Even with all this, I feel somewhere, deep in my heart, that she and I share a special connection. She seems to know true joy and have a deep knowledge of God, even if she rarely expresses it in words - and on those occasions that she does, her "faulty theology" is likely to be gently reprimanded by her more-educated relatives. And yet, when she speaks, I see in her eyes what I feel in my heart. It's something I'm really not sure I can put into words myself, even with all my years of education. Call me a fool and a dreamer, but I believe that our spirits are communicating: her and me, while the rest of the women in the room - and there are plenty! - are none the wiser!

I sometimes tell people about my dear friend to explain why it is I believe that spiritual awakening does not need to be accompanied by doctrinal precision. The world of what is spiritual is something that goes beyond words, and thus beyond whatever attempts us humans can make at theorising and summarising it in theoretical or theological terms. I don't understand it myself, I just know I love it when I see it.

But I do wonder how far it can go without the brain following along. After all, God created man not only with soul, but also with mind and body. I see in S's physical expressions that her body is tracking with her soul, but it doesn't seem to me that her mind is engaged in the same way. If it is, then what her mind knows is radically different from what my mind knows, and so how can our spirits connect while leaving our minds so far apart from each other and even in opposition to each other? In other words, can she believe a completely different set of doctrinal beliefs from me, and yet know the same spiritual reality in the depths of her heart? Do I need to try to "teach" her about my doctrine? Or do I need to learn her doctrine? Some part of me says that yes, it is my duty to transfer the information that I have to her, but I honestly can't think of why! It would only confuse her, either leading her to think that she and I don't have that connection that I believed was there, or else throw her into turmoil with her family who currently share her doctrinal beliefs.
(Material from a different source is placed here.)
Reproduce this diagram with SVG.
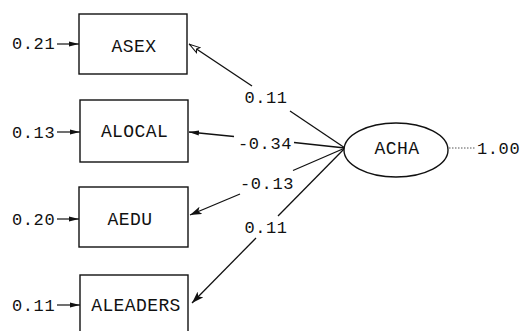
<svg xmlns="http://www.w3.org/2000/svg" width="520" height="331" viewBox="0 0 520 331">
  <style>
    .box { fill: #fff; stroke: #111; stroke-width: 1.4; }
    .lat { fill: #fff; stroke: #111; stroke-width: 1.4; }
    .lbl { font-family: "Liberation Mono", "DejaVu Sans Mono", monospace; font-size: 18px; fill: #111; letter-spacing: 0.4px; }
    .num { font-family: "Liberation Mono", "DejaVu Sans Mono", monospace; font-size: 17px; fill: #111; letter-spacing: 0.6px; }
    .path { stroke: #111; stroke-width: 1.3; fill: none; }
    .err { stroke: #111; stroke-width: 1.2; fill: none; }
  </style>
  <defs>
    <marker id="arrow" viewBox="0 0 12 8" refX="12" refY="4" markerWidth="12" markerHeight="8" markerUnits="userSpaceOnUse" orient="auto">
      <path d="M0,0 L12,4 L0,8 L3,4 Z" fill="#111"/>
    </marker>
    <marker id="arrowOpen" viewBox="0 0 12 8" refX="12" refY="4" markerWidth="12" markerHeight="8" markerUnits="userSpaceOnUse" orient="auto">
      <path d="M1,1 L11.5,4 L1,7 L3,4 Z" fill="#fff" stroke="#111" stroke-width="1"/>
    </marker>
    <marker id="arrowSmall" viewBox="0 0 10 6" refX="10" refY="3" markerWidth="10" markerHeight="6" markerUnits="userSpaceOnUse" orient="auto">
      <path d="M0,0.5 L10,3 L0,5.5 Z" fill="#111"/>
    </marker>
  </defs>

  <rect width="520" height="331" fill="#fff"/>

  <!-- structural paths from the latent variable and error terms -->
  <g id="connectors">
    <!-- ACHA -> ASEX -->
    <line class="path" x1="252" y1="86" x2="189" y2="44" marker-end="url(#arrowOpen)"/>
    <line class="path" x1="345" y1="148" x2="290" y2="111"/>
    <!-- ACHA -> ALOCAL -->
    <line class="path" x1="234" y1="136.5" x2="189" y2="132" marker-end="url(#arrowSmall)"/>
    <line class="path" x1="345" y1="148" x2="294" y2="142.5"/>
    <!-- ACHA -> AEDU -->
    <line class="path" x1="240" y1="194" x2="190" y2="215" marker-end="url(#arrow)"/>
    <line class="path" x1="345" y1="148" x2="293" y2="170.5"/>
    <!-- ACHA -> ALEADERS -->
    <line class="path" x1="256" y1="238" x2="192" y2="303" marker-end="url(#arrow)"/>
    <line class="path" x1="345" y1="148" x2="278" y2="216"/>
    <!-- error variances -->
    <line class="err" x1="57" y1="44" x2="79" y2="44" marker-end="url(#arrowSmall)"/>
    <line class="err" x1="57" y1="132" x2="80" y2="132" marker-end="url(#arrowSmall)"/>
    <line class="err" x1="57" y1="219" x2="79" y2="219" marker-end="url(#arrowSmall)"/>
    <line class="err" x1="57" y1="305" x2="80" y2="305" marker-end="url(#arrowSmall)"/>
    <!-- latent variance -->
    <line x1="449" y1="148" x2="475" y2="148" stroke="#555" stroke-width="1" stroke-dasharray="1.5,1.5"/>
  </g>

  <!-- path coefficients -->
  <g id="coefficients">
    <text class="num" x="266" y="103" text-anchor="middle">0.11</text>
    <text class="num" x="265" y="149" text-anchor="middle">-0.34</text>
    <text class="num" x="267" y="189" text-anchor="middle">-0.13</text>
    <text class="num" x="266" y="233" text-anchor="middle">0.11</text>
    <text class="num" x="12" y="49">0.21</text>
    <text class="num" x="12" y="138">0.13</text>
    <text class="num" x="12" y="225">0.20</text>
    <text class="num" x="12" y="311">0.11</text>
    <text class="num" x="477" y="154">1.00</text>
  </g>

  <g id="ASEX">
    <rect class="box" x="79" y="14" width="108" height="60"/>
    <text class="lbl" x="134" y="52" text-anchor="middle">ASEX</text>
  </g>
  <g id="ALOCAL">
    <rect class="box" x="80" y="100" width="108" height="62"/>
    <text class="lbl" x="134.5" y="137" text-anchor="middle">ALOCAL</text>
  </g>
  <g id="AEDU">
    <rect class="box" x="79" y="187" width="109" height="60"/>
    <text class="lbl" x="130" y="225" text-anchor="middle">AEDU</text>
  </g>
  <g id="ALEADERS">
    <rect class="box" x="80" y="275" width="108" height="62"/>
    <text class="lbl" x="136" y="311" text-anchor="middle">ALEADERS</text>
  </g>
  <g id="ACHA">
    <ellipse class="lat" cx="396" cy="150" rx="52" ry="27"/>
    <text class="lbl" x="397" y="154" text-anchor="middle">ACHA</text>
  </g>
</svg>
No, I don't want to mess with S's mind. If I see something good in her spirit, it seems that I need to trust that and not jeopardise that. But what about those around her? Especially those relatives who are more educated than her and so think that they are more in touch with truth and reality than her. Should I - can I? - challenge their spiritual complacency that seems to be a result of intellectual cockiness?

Anyway, these are the types of questions I've been asking myself lately. So I wonder what connection there is between spirituality and religion and other types of thinking and believing and doing. Either way, people like S deeply inspire me, as examples of the beatitudes in practice. "Blessed are the poor in spirit, for theirs is the kingdom of Heaven... Blessed are the meek, for they shall inherit the earth... Blessed are the pure in heart, for they shall see God."

Friday, April 11, 2008

Stark Reality

As I rode on a comfortable bus into the city upon my arrival in the Middle East four days ago (Has it really been only four days? It feels like a lifetime), I gained a new perspective on what makes living in this region so incredibly different from living in the West. It's the proximity of reality.
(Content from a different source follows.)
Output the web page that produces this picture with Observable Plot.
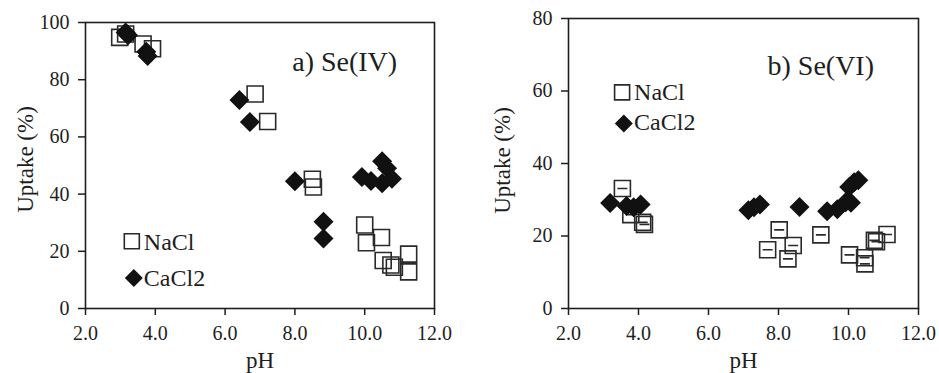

I sat directly behind the bus driver and watched as his seat literally bobbed up and down, up six inches and down six inches, over and over. And he just drove, apparently indifferent to the defect in his seat that made his ride so bouncy. Out the front window I saw families on either side of the highway enjoying makeshift picnics: amidst the sounds of engine motors and the scent of exhaust fumes, they sat around gas burners which they used to make tea and keep themselves warm. A nice afternoon out. There were also men standing on the side of the road, waiting for buses or rides or something. The Middle East is a hitchhiker's paradise, I suppose.

All these things engaged all the physical senses, in both pleasant ways and not-so-pleasant ways. The bus driver enjoyed a smooth highway literally with bounce. The picnickers basked in the cool spring evening air while enjoying delicious cups of tea - all the while experiencing what to a Westerner would be a hyped-up (or incredibly simplified) roadside rest stop. The hitchhikers walked, waved and chatted with other hitchhikers as they got along with the simple business of getting where they needed to go.

This contrasted vividly, I thought as I gazed past the bouncing seat at the cars up ahead, more developed nations, where we have the means of sheltering ourselves from reality, from the stark unpleasantries of reality. Do we realise that by airconditioning our houses we lose the unparalleled joy of enjoying a picnic on a gorgeous spring evening - even if it is situated among trucks and pollution? Do we realise that having our own cars and well-scheduled public transport systems may rob us of the thrill of finally catching a ride, the excitement in waving down a bus and running to catch up with it?

In the last four days, which have consisted of missed and rescheduled flights and events, long border waits, and driving aimlessly through neighbourhoods trying to rediscover without a map the highway I'd just left, I feel like I've done as much living as I did in two months in the U.S. Of course this isn't true - the calendar tells me otherwise, and my emotional barometer tells me time is actually passing much faster here than it was before this trip. But my senses have been reactivated and I have come once again face-to-face with reality; I don't have clean air and a comfy home and television faithfully sheltering me from living. I'm getting dirt under my fingernails, both literally and figuratively.

So I now ask, Do I want to live life fully with my eyes, ears, nose, mouth and skin? Or do I want to take it slow, venturing out into reality only when I feel real and truly ready? But then again, every moment in the U.S. was precious as I had the freedom from distraction to think and process and grow - perhaps that is in fact a deeper, albeit more distant, reality than the stark reality I experience in a less-cushy part of the world like the Middle East.